Data section:
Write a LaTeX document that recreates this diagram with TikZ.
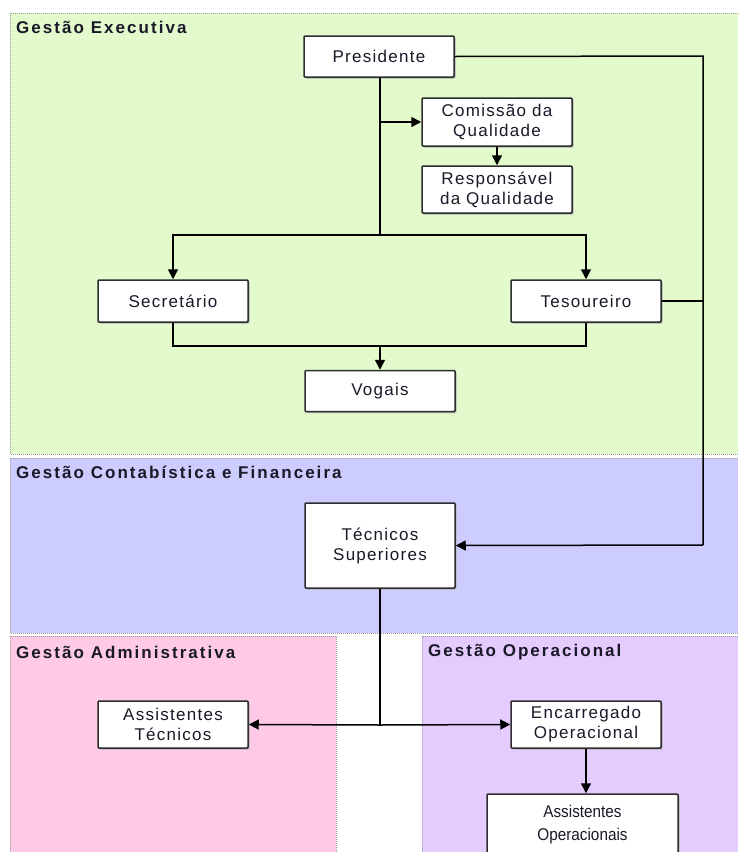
\documentclass[tikz,border=0pt]{standalone}
\usepackage{fontspec}
\setmainfont[LetterSpace=7.5]{Liberation Sans}
\newfontfamily\labelfont[LetterSpace=12]{Liberation Sans}
\newfontfamily\plainfont{Liberation Sans}
\usetikzlibrary{arrows.meta,shadows}
\definecolor{greenbg}{RGB}{227,251,204}
\definecolor{bluebg}{RGB}{204,204,255}
\definecolor{pinkbg}{RGB}{255,202,229}
\definecolor{purplebg}{RGB}{229,204,255}
\definecolor{edge}{RGB}{45,45,45}
\definecolor{ink}{RGB}{25,25,40}
\tikzset{
  region/.style={draw=gray!80, line width=0.8pt, dash pattern=on 0.9pt off 1.1pt},
  regionlabel/.style={anchor=west, inner sep=0pt, text=ink, font=\labelfont\fontsize{17}{19}\selectfont\bfseries},
  box/.style={draw=edge, line width=1.5pt, fill=white, minimum width=150pt, rounded corners=1pt,
    align=center, inner sep=0pt, text=ink, font=\fontsize{17}{20}\selectfont,
    drop shadow={shadow xshift=1.5pt, shadow yshift=-1.5pt, fill=gray!60, opacity=1}},
  conn/.style={draw=black, line width=1.5pt},
  arr/.style={conn, -{Triangle[length=10pt,width=10pt]}}
}
\begin{document}
\begin{tikzpicture}[x=1pt,y=-1pt]
\useasboundingbox (0,0) rectangle (738,852);
\clip (0,0) rectangle (738,852);
\fill[white] (0,0) rectangle (738,852);
% regions
\path[region, fill=greenbg] (10,13) rectangle (760,454);
\path[region, fill=bluebg] (10,458) rectangle (760,633);
\path[region, fill=pinkbg] (10,636) rectangle (336,870);
\path[region, fill=purplebg] (422,636) rectangle (760,870);
\node[regionlabel] (lge) at (16,27) {Gestão Executiva};
\node[regionlabel] (lgc) at (16,472) {Gestão Contabística e Financeira};
\node[regionlabel] (lga) at (16,652) {Gestão Administrativa};
\node[regionlabel] (lgo) at (428,652) {Gestão Operacional};
% boxes
\node[box, minimum height=41pt] (pres) at (379,56.5) {Presidente};
\node[box, minimum height=48pt] (com) at (497,122) {Comissão da\\Qualidade};
\node[box, minimum height=47pt] (resp) at (497,189.5) {Responsável\\da Qualidade};
\node[box, minimum height=42pt] (sec) at (173,301) {Secretário};
\node[box, minimum height=42pt] (tes) at (586,301) {Tesoureiro};
\node[box, minimum height=41pt] (vog) at (380,391) {Vogais};
\node[box, minimum height=85pt] (tec) at (380,545.5) {Técnicos\\Superiores};
\node[box, minimum height=47pt] (at) at (173,724.5) {Assistentes\\Técnicos};
\node[box, minimum height=47pt] (enc) at (586,724.5) {Encarregado\\Operacional};
\node[box, minimum width=191pt, minimum height=62pt, font=\plainfont\fontsize{17}{23}\selectfont] (ao) at (582.5,825) {\scalebox{0.9}[1]{Assistentes}\\\scalebox{0.9}[1]{Operacionais}};
% junction coordinates
\coordinate (j1) at (380,235);
\coordinate (j2) at (380,346);
\coordinate (j3) at (703,56);
\coordinate (j4) at (703,545);
\coordinate (j5) at (380,725);
% connectors
\draw[conn] (pres.south -| j1) -- (j1);
\draw[arr] (j1 |- com.west) -- (com.west);
\draw[arr] (com.south) -- (resp.north);
\draw[arr] (j1) -| (sec.north);
\draw[arr] (j1) -| (tes.north);
\draw[conn] (sec.south) -- (sec.south |- j2) -- (tes.south |- j2) -- (tes.south);
\draw[arr] (j2) -- (vog.north);
\draw[conn] (pres.east) -- (j3) -- (j4);
\draw[arr] (j4) -- (tec.east);
\draw[conn] (tes.east) -- (tes.east -| j3);
\draw[conn] (tec.south) -- (j5);
\draw[arr] (j5) -- (at.east);
\draw[arr] (j5) -- (enc.west);
\draw[arr] (enc.south) -- (enc.south |- ao.north);
\end{tikzpicture}
\end{document}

Exercise: Retype the whole listing exactly and leave the pictures out.

Task response:
Write a LaTeX document that recreates this diagram with TikZ.
\documentclass[tikz,border=0pt]{standalone}
\usepackage{fontspec}
\setmainfont[LetterSpace=7.5]{Liberation Sans}
\newfontfamily\labelfont[LetterSpace=12]{Liberation Sans}
\newfontfamily\plainfont{Liberation Sans}
\usetikzlibrary{arrows.meta,shadows}
\definecolor{greenbg}{RGB}{227,251,204}
\definecolor{bluebg}{RGB}{204,204,255}
\definecolor{pinkbg}{RGB}{255,202,229}
\definecolor{purplebg}{RGB}{229,204,255}
\definecolor{edge}{RGB}{45,45,45}
\definecolor{ink}{RGB}{25,25,40}
\tikzset{
  region/.style={draw=gray!80, line width=0.8pt, dash pattern=on 0.9pt off 1.1pt},
  regionlabel/.style={anchor=west, inner sep=0pt, text=ink, font=\labelfont\fontsize{17}{19}\selectfont\bfseries},
  box/.style={draw=edge, line width=1.5pt, fill=white, minimum width=150pt, rounded corners=1pt,
    align=center, inner sep=0pt, text=ink, font=\fontsize{17}{20}\selectfont,
    drop shadow={shadow xshift=1.5pt, shadow yshift=-1.5pt, fill=gray!60, opacity=1}},
  conn/.style={draw=black, line width=1.5pt},
  arr/.style={conn, -{Triangle[length=10pt,width=10pt]}}
}
\begin{document}
\begin{tikzpicture}[x=1pt,y=-1pt]
\useasboundingbox (0,0) rectangle (738,852);
\clip (0,0) rectangle (738,852);
\fill[white] (0,0) rectangle (738,852);
% regions
\path[region, fill=greenbg] (10,13) rectangle (760,454);
\path[region, fill=bluebg] (10,458) rectangle (760,633);
\path[region, fill=pinkbg] (10,636) rectangle (336,870);
\path[region, fill=purplebg] (422,636) rectangle (760,870);
\node[regionlabel] (lge) at (16,27) {Gestão Executiva};
\node[regionlabel] (lgc) at (16,472) {Gestão Contabística e Financeira};
\node[regionlabel] (lga) at (16,652) {Gestão Administrativa};
\node[regionlabel] (lgo) at (428,652) {Gestão Operacional};
% boxes
\node[box, minimum height=41pt] (pres) at (379,56.5) {Presidente};
\node[box, minimum height=48pt] (com) at (497,122) {Comissão da\\Qualidade};
\node[box, minimum height=47pt] (resp) at (497,189.5) {Responsável\\da Qualidade};
\node[box, minimum height=42pt] (sec) at (173,301) {Secretário};
\node[box, minimum height=42pt] (tes) at (586,301) {Tesoureiro};
\node[box, minimum height=41pt] (vog) at (380,391) {Vogais};
\node[box, minimum height=85pt] (tec) at (380,545.5) {Técnicos\\Superiores};
\node[box, minimum height=47pt] (at) at (173,724.5) {Assistentes\\Técnicos};
\node[box, minimum height=47pt] (enc) at (586,724.5) {Encarregado\\Operacional};
\node[box, minimum width=191pt, minimum height=62pt, font=\plainfont\fontsize{17}{23}\selectfont] (ao) at (582.5,825) {\scalebox{0.9}[1]{Assistentes}\\\scalebox{0.9}[1]{Operacionais}};
% junction coordinates
\coordinate (j1) at (380,235);
\coordinate (j2) at (380,346);
\coordinate (j3) at (703,56);
\coordinate (j4) at (703,545);
\coordinate (j5) at (380,725);
% connectors
\draw[conn] (pres.south -| j1) -- (j1);
\draw[arr] (j1 |- com.west) -- (com.west);
\draw[arr] (com.south) -- (resp.north);
\draw[arr] (j1) -| (sec.north);
\draw[arr] (j1) -| (tes.north);
\draw[conn] (sec.south) -- (sec.south |- j2) -- (tes.south |- j2) -- (tes.south);
\draw[arr] (j2) -- (vog.north);
\draw[conn] (pres.east) -- (j3) -- (j4);
\draw[arr] (j4) -- (tec.east);
\draw[conn] (tes.east) -- (tes.east -| j3);
\draw[conn] (tec.south) -- (j5);
\draw[arr] (j5) -- (at.east);
\draw[arr] (j5) -- (enc.west);
\draw[arr] (enc.south) -- (enc.south |- ao.north);
\end{tikzpicture}
\end{document}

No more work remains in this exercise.